Though some buildings in Chicago provide parking, that is not always the case for renters in Chicago apartments. Thus, new renters who have vehicles often find themselves in a bind when it comes to parking their car. After all, nobody wants a parking ticket, and for those who are new to Chicago, it is often difficult to determine where it’s possible to park
Chicago residents should investigate available parking before moving to a new apartment – nothing is worse than finding out your perfect apartment comes with a $300 monthly fee for a parking spot you weren’t planning on. Many of our apartments have garages you can rent a space from the building or nearby building and we include that information on each buildings’ page on the website.

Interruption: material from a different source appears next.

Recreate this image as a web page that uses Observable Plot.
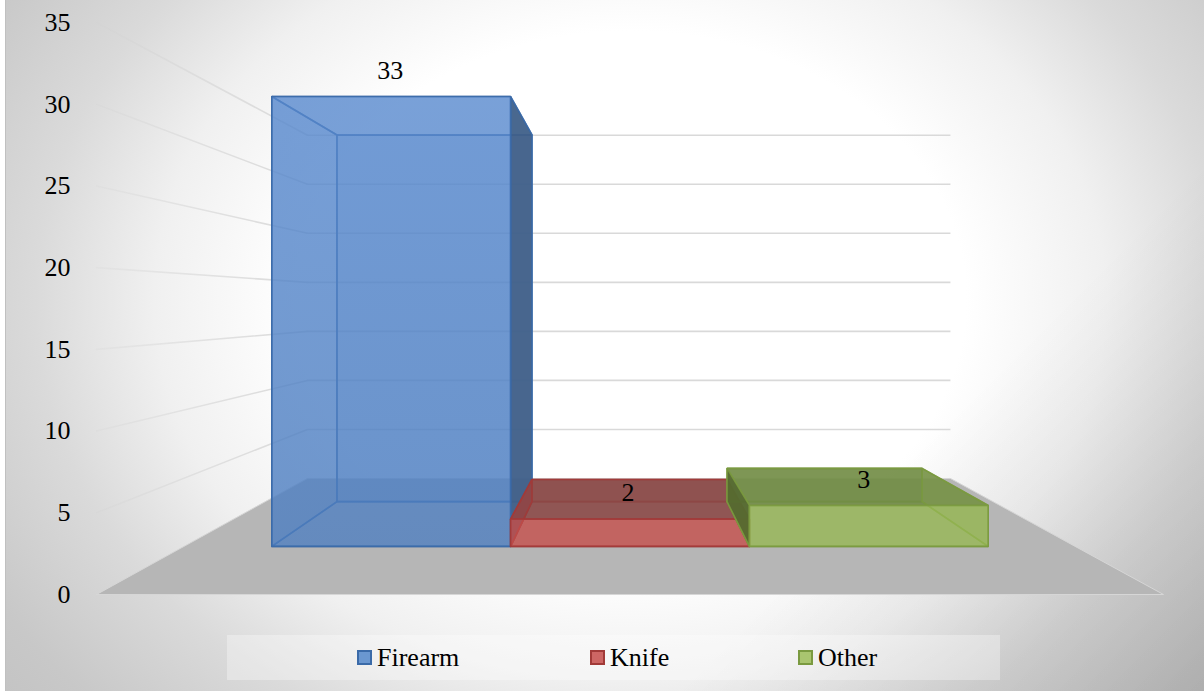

The first step in figuring out your parking options is to check the residential zoned parking map for Chicago. This map illustrates where parking for residents is allowed and clarifies who needs Chicago Residential Parking Daily Permits. These are parking permits for those who resides in heavily trafficked areas – the system ensures that residents and guests of residents of a particular area get preference for street parking. This system keeps the number of vehicles in a given area to a minimum, thus keeping neighborhoods safe and ensuring residents have a place to park.

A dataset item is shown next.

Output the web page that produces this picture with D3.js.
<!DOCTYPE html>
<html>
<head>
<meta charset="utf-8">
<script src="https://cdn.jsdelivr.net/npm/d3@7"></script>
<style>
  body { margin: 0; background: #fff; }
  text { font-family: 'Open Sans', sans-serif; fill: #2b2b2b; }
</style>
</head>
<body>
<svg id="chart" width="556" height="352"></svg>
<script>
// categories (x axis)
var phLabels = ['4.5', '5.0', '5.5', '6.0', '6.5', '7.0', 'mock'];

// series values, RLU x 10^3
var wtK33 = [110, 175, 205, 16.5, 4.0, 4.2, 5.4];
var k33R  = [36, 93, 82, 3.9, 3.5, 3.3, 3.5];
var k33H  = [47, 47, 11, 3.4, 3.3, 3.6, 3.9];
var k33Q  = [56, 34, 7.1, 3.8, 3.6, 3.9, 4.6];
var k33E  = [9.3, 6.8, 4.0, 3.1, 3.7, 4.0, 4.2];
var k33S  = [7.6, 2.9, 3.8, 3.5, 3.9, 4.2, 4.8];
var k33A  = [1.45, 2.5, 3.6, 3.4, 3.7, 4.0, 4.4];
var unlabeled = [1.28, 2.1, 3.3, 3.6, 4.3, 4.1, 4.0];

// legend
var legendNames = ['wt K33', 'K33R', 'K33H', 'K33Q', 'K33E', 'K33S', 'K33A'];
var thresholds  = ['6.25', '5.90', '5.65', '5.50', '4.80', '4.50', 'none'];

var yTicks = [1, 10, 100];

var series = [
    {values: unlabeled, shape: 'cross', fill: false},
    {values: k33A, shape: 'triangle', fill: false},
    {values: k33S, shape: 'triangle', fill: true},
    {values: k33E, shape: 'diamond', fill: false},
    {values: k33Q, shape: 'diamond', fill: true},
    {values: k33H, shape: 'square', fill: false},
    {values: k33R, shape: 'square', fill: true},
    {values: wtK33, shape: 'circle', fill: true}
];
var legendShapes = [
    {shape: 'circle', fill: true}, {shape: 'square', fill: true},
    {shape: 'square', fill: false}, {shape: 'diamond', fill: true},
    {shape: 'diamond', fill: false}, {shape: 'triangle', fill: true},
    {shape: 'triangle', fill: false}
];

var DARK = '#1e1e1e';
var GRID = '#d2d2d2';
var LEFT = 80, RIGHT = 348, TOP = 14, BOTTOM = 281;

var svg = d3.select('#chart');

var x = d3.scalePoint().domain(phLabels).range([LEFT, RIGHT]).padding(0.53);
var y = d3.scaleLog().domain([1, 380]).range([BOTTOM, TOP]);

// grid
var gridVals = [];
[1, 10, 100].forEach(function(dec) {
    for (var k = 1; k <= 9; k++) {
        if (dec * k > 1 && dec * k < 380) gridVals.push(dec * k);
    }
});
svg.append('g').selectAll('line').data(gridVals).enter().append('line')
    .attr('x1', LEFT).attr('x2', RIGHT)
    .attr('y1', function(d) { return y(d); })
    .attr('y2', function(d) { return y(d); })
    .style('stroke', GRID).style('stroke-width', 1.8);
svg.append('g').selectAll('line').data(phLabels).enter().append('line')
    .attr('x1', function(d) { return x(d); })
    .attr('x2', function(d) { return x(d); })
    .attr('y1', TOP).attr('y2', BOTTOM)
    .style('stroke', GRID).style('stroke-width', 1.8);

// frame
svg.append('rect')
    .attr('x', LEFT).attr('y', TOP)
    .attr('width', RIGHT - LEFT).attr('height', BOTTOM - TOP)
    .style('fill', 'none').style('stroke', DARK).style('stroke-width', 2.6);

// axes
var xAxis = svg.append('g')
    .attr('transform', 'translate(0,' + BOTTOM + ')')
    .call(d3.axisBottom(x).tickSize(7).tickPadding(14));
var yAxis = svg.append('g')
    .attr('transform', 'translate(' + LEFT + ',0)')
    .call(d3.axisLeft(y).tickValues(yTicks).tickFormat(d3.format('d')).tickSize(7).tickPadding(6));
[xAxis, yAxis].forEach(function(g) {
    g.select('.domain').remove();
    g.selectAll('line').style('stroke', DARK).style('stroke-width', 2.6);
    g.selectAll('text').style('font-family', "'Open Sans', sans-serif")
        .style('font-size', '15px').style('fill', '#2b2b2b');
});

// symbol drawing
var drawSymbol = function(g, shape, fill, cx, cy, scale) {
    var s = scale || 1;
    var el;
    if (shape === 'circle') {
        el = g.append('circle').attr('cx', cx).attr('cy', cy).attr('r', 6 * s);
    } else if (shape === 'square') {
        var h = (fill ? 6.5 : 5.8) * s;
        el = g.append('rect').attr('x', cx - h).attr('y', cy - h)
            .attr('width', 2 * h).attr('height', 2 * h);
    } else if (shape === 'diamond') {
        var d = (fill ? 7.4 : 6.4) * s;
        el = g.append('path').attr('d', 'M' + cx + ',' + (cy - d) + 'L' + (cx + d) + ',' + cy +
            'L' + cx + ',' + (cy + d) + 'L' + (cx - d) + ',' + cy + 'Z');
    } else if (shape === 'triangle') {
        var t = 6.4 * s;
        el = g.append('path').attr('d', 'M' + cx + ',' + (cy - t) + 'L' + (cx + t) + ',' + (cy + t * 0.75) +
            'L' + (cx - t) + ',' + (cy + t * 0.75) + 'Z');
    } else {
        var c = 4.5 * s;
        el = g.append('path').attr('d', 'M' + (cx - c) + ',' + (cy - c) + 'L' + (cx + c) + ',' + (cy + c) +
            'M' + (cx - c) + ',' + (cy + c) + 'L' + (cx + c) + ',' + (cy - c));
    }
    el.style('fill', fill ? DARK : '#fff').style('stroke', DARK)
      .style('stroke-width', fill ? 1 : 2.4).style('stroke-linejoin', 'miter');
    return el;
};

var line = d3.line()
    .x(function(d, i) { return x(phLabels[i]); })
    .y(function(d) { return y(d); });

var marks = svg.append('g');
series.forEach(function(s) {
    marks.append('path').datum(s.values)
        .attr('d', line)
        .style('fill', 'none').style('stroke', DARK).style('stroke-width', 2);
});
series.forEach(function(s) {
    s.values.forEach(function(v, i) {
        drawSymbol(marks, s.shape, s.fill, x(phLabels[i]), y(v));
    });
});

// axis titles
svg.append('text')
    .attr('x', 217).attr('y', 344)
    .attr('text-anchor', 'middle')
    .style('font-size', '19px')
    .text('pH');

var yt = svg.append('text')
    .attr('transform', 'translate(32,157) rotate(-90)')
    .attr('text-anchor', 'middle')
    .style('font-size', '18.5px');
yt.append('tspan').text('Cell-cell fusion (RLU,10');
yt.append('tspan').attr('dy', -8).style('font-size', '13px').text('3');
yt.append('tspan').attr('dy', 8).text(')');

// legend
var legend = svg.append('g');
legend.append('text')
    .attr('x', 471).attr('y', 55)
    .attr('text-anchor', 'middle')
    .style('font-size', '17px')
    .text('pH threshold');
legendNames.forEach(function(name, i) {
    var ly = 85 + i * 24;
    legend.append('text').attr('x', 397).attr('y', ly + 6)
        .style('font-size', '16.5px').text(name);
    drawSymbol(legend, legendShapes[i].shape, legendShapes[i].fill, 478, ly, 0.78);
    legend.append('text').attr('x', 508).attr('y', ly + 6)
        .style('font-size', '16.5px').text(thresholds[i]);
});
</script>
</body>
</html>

Chicago residents are advised to investigate available parking before moving to a new apartment in Chicago; nothing is worse than finding out your perfect apartment comes with a $300 monthly fee for a parking spot.

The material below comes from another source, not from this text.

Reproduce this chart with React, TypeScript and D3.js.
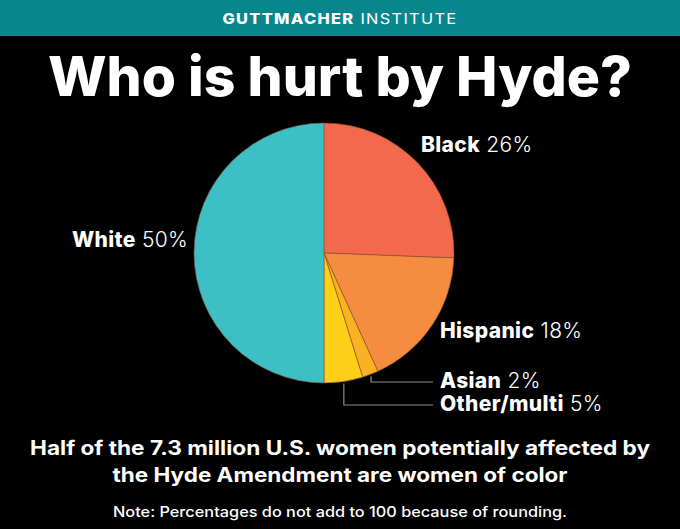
import React from 'react';
import * as d3 from 'd3';

// slice data (order clockwise from 12 o'clock)
const categories = ['Black', 'Hispanic', 'Asian', 'Other/multi', 'White'];
const shares = [25.6, 17.6, 2.0, 4.8, 50.0];
const pctLabels = ['26%', '18%', '2%', '5%', '50%'];
const sliceColors = ['#f26a4b', '#f58c40', '#fbb124', '#fdcf17', '#3cbfc5'];

const subtitleLines = [
  'Half of the 7.3 million U.S. women potentially affected by',
  'the Hyde Amendment are women of color',
];
const note = 'Note: Percentages do not add to 100 because of rounding.';

const W = 680;
const H = 529;
const FONT = 'Inter, "Open Sans", sans-serif';

// label placement (layout only)
const labelLayout: Record<string, { x: number; y: number; leader?: boolean }> = {
  Black: { x: 421, y: 152 },
  Hispanic: { x: 440, y: 338 },
  Asian: { x: 440, y: 388, leader: true },
  'Other/multi': { x: 440, y: 411, leader: true },
  White: { x: 72, y: 247 },
};
const subtitleWidths = [620, 455];

const App: React.FC = () => {
  const cx = 324;
  const cy = 253;
  const r = 130;

  const rows = categories.map((c, i) => ({ name: c, share: shares[i], pct: pctLabels[i], color: sliceColors[i] }));
  const pie = d3.pie<typeof rows[number]>().sort(null).value(d => d.share);
  const arcs = pie(rows);
  const arc = d3.arc<d3.PieArcDatum<typeof rows[number]>>().innerRadius(0).outerRadius(r);

  return (
    <svg width={W} height={H} style={{ position: 'absolute', left: 0, top: 0, display: 'block' }}>
      <rect width={W} height={H} fill="#000" />
      {/* header band */}
      <rect width={W} height={36} fill="#07868d" />
      <text x={W / 2} y={24} textAnchor="middle" fill="#fff" fontFamily={FONT} fontSize={15} letterSpacing={1.2}
        textLength={235} lengthAdjust="spacingAndGlyphs">
        <tspan fontWeight={800}>GUTTMACHER</tspan>
        <tspan fontWeight={400}> INSTITUTE</tspan>
      </text>

      {/* title */}
      <text x={W / 2} y={96} textAnchor="middle" fill="#fff" fontFamily={FONT} fontWeight={800} fontSize={55}
        textLength={584} lengthAdjust="spacingAndGlyphs">
        Who is hurt by Hyde?
      </text>

      {/* pie */}
      <g transform={`translate(${cx},${cy})`}>
        {arcs.map(a => (
          <path key={a.data.name} d={arc(a) || ''} fill={a.data.color} stroke="#8a5034" strokeWidth={0.6} />
        ))}
      </g>

      {/* leader lines */}
      {arcs.map(a => {
        const lay = labelLayout[a.data.name];
        if (!lay.leader) return null;
        const mid = (a.startAngle + a.endAngle) / 2;
        const px = cx + (r + 2) * Math.sin(mid);
        const py = cy - (r + 2) * Math.cos(mid);
        const ly = lay.y - 6;
        return (
          <polyline key={a.data.name + '-l'} points={`${px},${py} ${px},${ly} ${lay.x - 7},${ly}`}
            fill="none" stroke="#8c8c8c" strokeWidth={1.2} />
        );
      })}

      {/* labels */}
      {arcs.map(a => {
        const lay = labelLayout[a.data.name];
        return (
          <text key={a.data.name + '-t'} x={lay.x} y={lay.y} fill="#fff" fontFamily={FONT} fontSize={21}
            letterSpacing={0.35}>
            <tspan fontWeight={800}>{a.data.name}</tspan>
            <tspan fontWeight={300}> {a.data.pct}</tspan>
          </text>
        );
      })}

      {/* subtitle */}
      {subtitleLines.map((s, i) => (
        <text key={i} x={W / 2} y={455 + i * 27} textAnchor="middle" fill="#fff" fontFamily={FONT}
          fontWeight={700} fontSize={19.5} textLength={subtitleWidths[i]} lengthAdjust="spacingAndGlyphs">
          {s}
        </text>
      ))}
      <text x={W / 2} y={517} textAnchor="middle" fill="#fff" fontFamily={FONT} fontWeight={500} fontSize={14.5}
        textLength={454} lengthAdjust="spacingAndGlyphs">
        {note}
      </text>
    </svg>
  );
};

export default App;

For those who reside in a Chicago apartments and need to apply for residential parking permits for Chicago street parking, doing so is easy. If you already have a vehicle parking sticker, that sticker must be brought into a parking office and surrendered. For an annual fee of $25 per year, one will be issued a residential zone permit. The permit is often more practical than opting for the daily permit option, especially for those who plan to be in Chicago long-term. Establishing residency is necessary and involves bringing documents to verify your address.
Those who are unsure of their parking options or want to learn more about Chicago parking options should download the Chicago City Clerk Street Guide. This document is downloadable for free, and it includes valuable information on obtaining city vehicle stickers, ID cards for adults and children, and contact information for city personnel who can assist with parking issues.
Essentially, parking options are available for the renter who wants either a daily permit or an annual parking pass. Establishing residency for these purposes is relatively straightforward – state-issued IDs, utility bills, or a current lease is enough to prove residency.
Alternatively, those who prefer private party parking options have the opportunity to rent parking spaces from private garages or parking lots. Depending on the location and various fees, this is sometimes less expensive (or, at the very least, more reliable) than street parking in the city.